Let’s take another example from our friend Mark to help us understand this strategy.
As Mark was thinking, the best time to sell its bitcoin would have been approaching the end of last year. Knowing what DCA means, Mark could have said, from April 12 I will buy 100 dollars of bitcoin every Wednesday until I swap all my reserved amount for this strategy, and I’ll sell all the bitcoin that I had bought in mid-November.
Well, I know that this example can sound a bit manipulated in order to favor the DCA strategy, however, if you do some simple math you will see how profitable Mark could have been
The simple set of rules to do DCA
To sum up, to be consistent and implement a dollar-cost-average strategy, we just have to attach ourselves to the following set of rules:
- Establish a buying amount, measured in dollars
- Determine an asset to buy
- Define the frequency with which the DCA is going to be executed
- Set the time period over which we will take this strategy forward
By respecting this straightforward set of guidelines, our DCA strategy will be successfully executed.

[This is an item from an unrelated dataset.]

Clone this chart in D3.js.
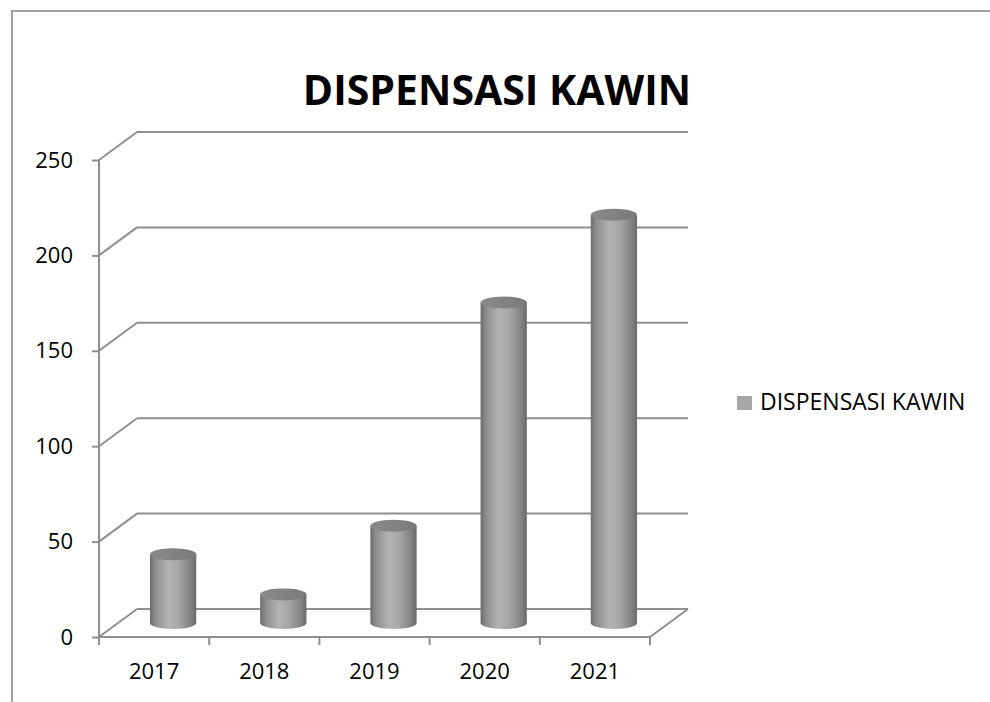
<!DOCTYPE html>
<html>
<head>
<meta charset="utf-8">
<script src="https://cdn.jsdelivr.net/npm/d3@7"></script>
<style>
  html, body { margin: 0; padding: 0; background: #fff; }
  svg { display: block; }
</style>
</head>
<body>
<div id="container"></div>
<script>
// chart data
var years = ["2017", "2018", "2019", "2020", "2021"];
var counts = [36, 15, 51, 168, 214];
var yTicks = [0, 50, 100, 150, 200, 250];
var seriesName = "DISPENSASI KAWIN";

var width = 990, height = 702;

var svg = d3.select("#container").append("svg")
    .attr("width", width)
    .attr("height", height);

// outer frame (only top and left visible)
svg.append("path")
    .attr("d", "M12,702 L12,11 L990,11")
    .attr("fill", "none")
    .attr("stroke", "#a0a0a0")
    .attr("stroke-width", 2);

var x = d3.scaleBand().domain(years).range([99, 650]);
var y = d3.scaleLinear().domain([0, 250]).range([637, 160]);

// depth of the 3d box
var dx = 38, dy = -28;
var gridColor = "#8f8f8f";
var font = "'Open Sans', sans-serif";

var defs = svg.append("defs");
var grad = defs.append("linearGradient")
    .attr("id", "cyl")
    .attr("x1", "0%").attr("x2", "100%").attr("y1", "0%").attr("y2", "0%");
grad.append("stop").attr("offset", "0%").attr("stop-color", "#6c6c6c");
grad.append("stop").attr("offset", "12%").attr("stop-color", "#8e8e8e");
grad.append("stop").attr("offset", "40%").attr("stop-color", "#b3b3b3");
grad.append("stop").attr("offset", "62%").attr("stop-color", "#a6a6a6");
grad.append("stop").attr("offset", "88%").attr("stop-color", "#828282");
grad.append("stop").attr("offset", "100%").attr("stop-color", "#6a6a6a");

var topGrad = defs.append("linearGradient")
    .attr("id", "cylTop")
    .attr("x1", "0%").attr("x2", "100%").attr("y1", "0%").attr("y2", "0%");
topGrad.append("stop").attr("offset", "0%").attr("stop-color", "#8a8a8a");
topGrad.append("stop").attr("offset", "100%").attr("stop-color", "#7a7a7a");

var x0 = x.range()[0], x1 = x.range()[1];

// back wall gridlines + side diagonals
var grid = svg.append("g");
grid.selectAll("line.back")
    .data(yTicks)
    .enter().append("line")
    .attr("x1", x0 + dx).attr("x2", x1 + dx)
    .attr("y1", function (d) { return y(d) + dy; })
    .attr("y2", function (d) { return y(d) + dy; })
    .attr("stroke", gridColor).attr("stroke-width", 2);

grid.selectAll("line.side")
    .data(yTicks)
    .enter().append("line")
    .attr("x1", x0).attr("x2", x0 + dx)
    .attr("y1", function (d) { return y(d); })
    .attr("y2", function (d) { return y(d) + dy; })
    .attr("stroke", gridColor).attr("stroke-width", 2);

// floor front edge and right edge
svg.append("line")
    .attr("x1", x0).attr("x2", x1)
    .attr("y1", y(0)).attr("y2", y(0))
    .attr("stroke", gridColor).attr("stroke-width", 2);
svg.append("line")
    .attr("x1", x1).attr("x2", x1 + dx)
    .attr("y1", y(0)).attr("y2", y(0) + dy)
    .attr("stroke", gridColor).attr("stroke-width", 2);

// y axis
var yAxis = svg.append("g")
    .attr("transform", "translate(" + x0 + ",0)")
    .call(d3.axisLeft(y).tickValues(yTicks).tickSize(7).tickPadding(19));
yAxis.select(".domain").attr("stroke", gridColor).attr("stroke-width", 2)
    .attr("d", "M0," + y(250) + "V" + y(0));
yAxis.selectAll(".tick line").attr("stroke", gridColor).attr("stroke-width", 2);
yAxis.selectAll(".tick text")
    .attr("font-family", font)
    .attr("font-size", 22)
    .attr("fill", "#000");

// x axis ticks at category boundaries
var bounds = years.map(function (d) { return x(d); }).concat([x1]);
svg.selectAll("line.xtick")
    .data(bounds)
    .enter().append("line")
    .attr("x1", function (d) { return d; }).attr("x2", function (d) { return d; })
    .attr("y1", y(0)).attr("y2", y(0) + 8)
    .attr("stroke", gridColor).attr("stroke-width", 2);

svg.selectAll("text.xlab")
    .data(years)
    .enter().append("text")
    .attr("x", function (d) { return x(d) + x.bandwidth() / 2; })
    .attr("y", 679)
    .attr("text-anchor", "middle")
    .attr("font-family", font)
    .attr("font-size", 22)
    .text(function (d) { return d; });

// cylinders, placed at half depth
var cw = x.bandwidth() * 0.42;
var ry = 6;
var bars = svg.selectAll("g.bar")
    .data(years.map(function (d, i) { return { year: d, value: counts[i] }; }))
    .enter().append("g");

bars.each(function (d) {
    var g = d3.select(this);
    var cx = x(d.year) + x.bandwidth() / 2 + dx / 2;
    var yb = y(0) + dy / 2;
    var yt = y(d.value) + dy / 2;
    var left = cx - cw / 2;
    g.append("path")
        .attr("d", "M" + left + "," + yt +
            " L" + left + "," + yb +
            " A" + (cw / 2) + "," + ry + " 0 0 0 " + (left + cw) + "," + yb +
            " L" + (left + cw) + "," + yt + " Z")
        .attr("fill", "url(#cyl)");
    g.append("ellipse")
        .attr("cx", cx).attr("cy", yt)
        .attr("rx", cw / 2).attr("ry", ry)
        .attr("fill", "url(#cylTop)");
});

// title
svg.append("text")
    .attr("x", 497)
    .attr("y", 105)
    .attr("text-anchor", "middle")
    .attr("font-family", font)
    .attr("font-weight", "bold")
    .attr("font-size", 41)
    .text(seriesName);

// legend
var legend = svg.append("g").attr("transform", "translate(737,396)");
legend.append("rect")
    .attr("width", 15).attr("height", 14)
    .attr("fill", "#a6a6a6");
legend.append("text")
    .attr("x", 23).attr("y", 14)
    .attr("font-family", font)
    .attr("font-size", 23)
    .text(seriesName);
</script>
</body>
</html>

This kind of strategy becomes extremely popular and one of the most used strategies when we find ourselves in a bear market, such as the one we are experiencing in this tough year we are going through. Without taking it as financial advice, it is extremely common to read or hear that these types of markets are perfect for accumulating those assets that we believe will be the most desirable in the next bull market.
The previous sentence is perhaps an explanation of a trend we have noticed recently in the crypto ecosystem. For the first time in the short history of the DeFi world, we are seeing the emergence of a large number of decentralized platforms that are responsible for automating the DCA strategy.
With Mean Finance leading the way in various Ethereum-compatible networks, followed by CALC Finance which aims to bring this strategy to the growing Cosmos ecosystem, automatic DCA opportunities are proliferating across the crypto world.
You may be asking yourself, how do they work? Well, the concept is quite simple:
- We deposit our cryptos
- We set the timing
- Automatically the platform will be buying the desired crypto for us
Following a DCA strategy has never been easier.
It goes without saying that nothing could be further from the spirit of this article than giving financial advice or influencing the way our readers manage their own money.
Clearly, when the crypto world is hit by long bearish periods, interest in the DCA strategy grows.
However, we believe that the most important thing is to understand each strategy available in the market in advance and then, when the time comes, apply the one that we believe is best for our portfolios and, above all, our peace of mind.